Stored rows =>
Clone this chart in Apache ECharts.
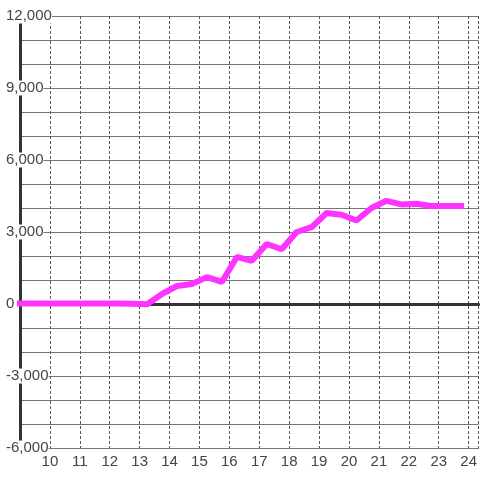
<!DOCTYPE html>
<html>
<head>
<meta charset="utf-8">
<script src="https://cdn.jsdelivr.net/npm/echarts@6/dist/echarts.min.js"></script>
<style>
  html, body { margin: 0; padding: 0; background: #fff; }
  #chart { width: 480px; height: 480px; }
</style>
</head>
<body>
<div id="chart"></div>
<script>
// half-hour points (hour of day) and the running value
var hours = [8.75, 9.25, 9.75, 10.25, 10.75, 11.25, 11.75, 12.25, 12.75, 13.25,
  13.75, 14.25, 14.75, 15.25, 15.75, 16.25, 16.75, 17.25, 17.75, 18.25,
  18.75, 19.25, 19.75, 20.25, 20.75, 21.25, 21.75, 22.25, 22.75, 23.25, 23.85]
var values = [20, 20, 20, 20, 20, 20, 20, 20, 10, -10,
  420, 750, 830, 1120, 920, 1960, 1800, 2500, 2280, 3000,
  3200, 3790, 3720, 3480, 4000, 4300, 4150, 4180, 4080, 4080, 4080]
var yTicks = [-6000, 12000, 3000] // min, max, labelled step

var chart = echarts.init(document.getElementById('chart'))
var font = '"Liberation Sans", Arial, sans-serif'

chart.setOption({
  backgroundColor: '#fff',
  animation: false,
  grid: {
    left: 20,
    right: 0,
    top: 16,
    bottom: 32
  },
  xAxis: [
    {
      type: 'value',
      min: 9,
      max: 9 + 460 / 30,
      interval: 1,
      axisLine: { onZero: false, lineStyle: { color: '#777', width: 1 } },
      axisTick: { show: false },
      axisLabel: {
        showMinLabel: false,
        showMaxLabel: false,
        color: '#444',
        fontSize: 15,
        fontFamily: font,
        margin: 6
      },
      splitLine: {
        show: true,
        lineStyle: { color: '#555', type: [3, 2], width: 1 }
      }
    },
    {
      // heavy zero line
      type: 'value',
      min: 9,
      max: 9 + 460 / 30,
      axisLine: { onZero: true, lineStyle: { color: '#333', width: 3 } },
      axisTick: { show: false },
      axisLabel: { show: false },
      splitLine: { show: false }
    }
  ],
  yAxis: {
    type: 'value',
    min: yTicks[0],
    max: yTicks[1],
    interval: yTicks[2],
    axisLine: { show: true, lineStyle: { color: '#333', width: 3 } },
    axisTick: { show: false },
    axisLabel: {
      color: '#444',
      fontSize: 15,
      fontFamily: font,
      align: 'left',
      margin: 14,
      backgroundColor: '#fff',
      formatter: function (v) { return v.toLocaleString('en-US') }
    },
    splitLine: { show: true, lineStyle: { color: '#777', width: 1 } },
    minorTick: { show: false, splitNumber: 3 },
    minorSplitLine: { show: true, lineStyle: { color: '#777', width: 1 } }
  },
  series: [{
    type: 'line',
    xAxisIndex: 0,
    data: hours.map(function (h, i) { return [h, values[i]] }),
    showSymbol: false,
    symbol: 'none',
    clip: true,
    lineStyle: { color: '#ff33ff', width: 6 },
    z: 5
  }]
})
</script>
</body>
</html>
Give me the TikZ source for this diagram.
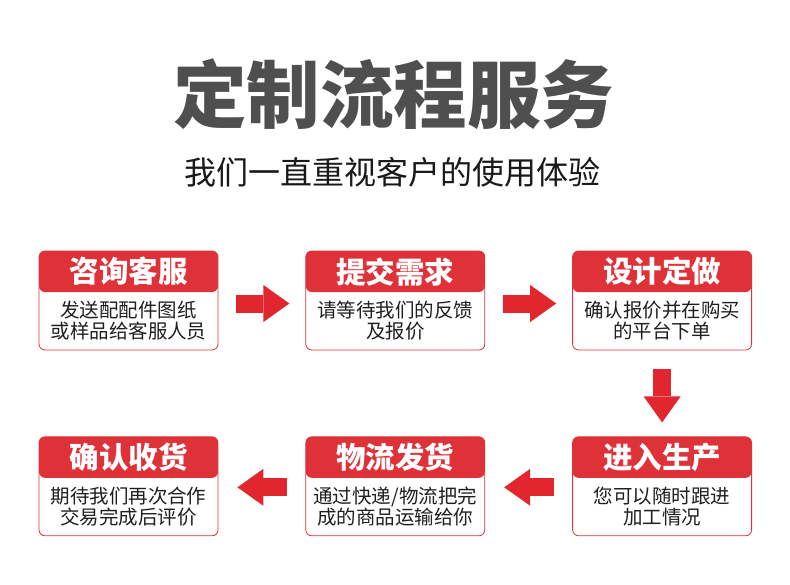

Your goal => Retype the data above exactly; pictures are not part of the copy.

Exercise result =>
Clone this chart in Apache ECharts.
<!DOCTYPE html>
<html>
<head>
<meta charset="utf-8">
<script src="https://cdn.jsdelivr.net/npm/echarts@6/dist/echarts.min.js"></script>
<style>
  html, body { margin: 0; padding: 0; background: #fff; }
  #chart { width: 480px; height: 480px; }
</style>
</head>
<body>
<div id="chart"></div>
<script>
// half-hour points (hour of day) and the running value
var hours = [8.75, 9.25, 9.75, 10.25, 10.75, 11.25, 11.75, 12.25, 12.75, 13.25,
  13.75, 14.25, 14.75, 15.25, 15.75, 16.25, 16.75, 17.25, 17.75, 18.25,
  18.75, 19.25, 19.75, 20.25, 20.75, 21.25, 21.75, 22.25, 22.75, 23.25, 23.85]
var values = [20, 20, 20, 20, 20, 20, 20, 20, 10, -10,
  420, 750, 830, 1120, 920, 1960, 1800, 2500, 2280, 3000,
  3200, 3790, 3720, 3480, 4000, 4300, 4150, 4180, 4080, 4080, 4080]
var yTicks = [-6000, 12000, 3000] // min, max, labelled step

var chart = echarts.init(document.getElementById('chart'))
var font = '"Liberation Sans", Arial, sans-serif'

chart.setOption({
  backgroundColor: '#fff',
  animation: false,
  grid: {
    left: 20,
    right: 0,
    top: 16,
    bottom: 32
  },
  xAxis: [
    {
      type: 'value',
      min: 9,
      max: 9 + 460 / 30,
      interval: 1,
      axisLine: { onZero: false, lineStyle: { color: '#777', width: 1 } },
      axisTick: { show: false },
      axisLabel: {
        showMinLabel: false,
        showMaxLabel: false,
        color: '#444',
        fontSize: 15,
        fontFamily: font,
        margin: 6
      },
      splitLine: {
        show: true,
        lineStyle: { color: '#555', type: [3, 2], width: 1 }
      }
    },
    {
      // heavy zero line
      type: 'value',
      min: 9,
      max: 9 + 460 / 30,
      axisLine: { onZero: true, lineStyle: { color: '#333', width: 3 } },
      axisTick: { show: false },
      axisLabel: { show: false },
      splitLine: { show: false }
    }
  ],
  yAxis: {
    type: 'value',
    min: yTicks[0],
    max: yTicks[1],
    interval: yTicks[2],
    axisLine: { show: true, lineStyle: { color: '#333', width: 3 } },
    axisTick: { show: false },
    axisLabel: {
      color: '#444',
      fontSize: 15,
      fontFamily: font,
      align: 'left',
      margin: 14,
      backgroundColor: '#fff',
      formatter: function (v) { return v.toLocaleString('en-US') }
    },
    splitLine: { show: true, lineStyle: { color: '#777', width: 1 } },
    minorTick: { show: false, splitNumber: 3 },
    minorSplitLine: { show: true, lineStyle: { color: '#777', width: 1 } }
  },
  series: [{
    type: 'line',
    xAxisIndex: 0,
    data: hours.map(function (h, i) { return [h, values[i]] }),
    showSymbol: false,
    symbol: 'none',
    clip: true,
    lineStyle: { color: '#ff33ff', width: 6 },
    z: 5
  }]
})
</script>
</body>
</html>
Give me the TikZ source for this diagram.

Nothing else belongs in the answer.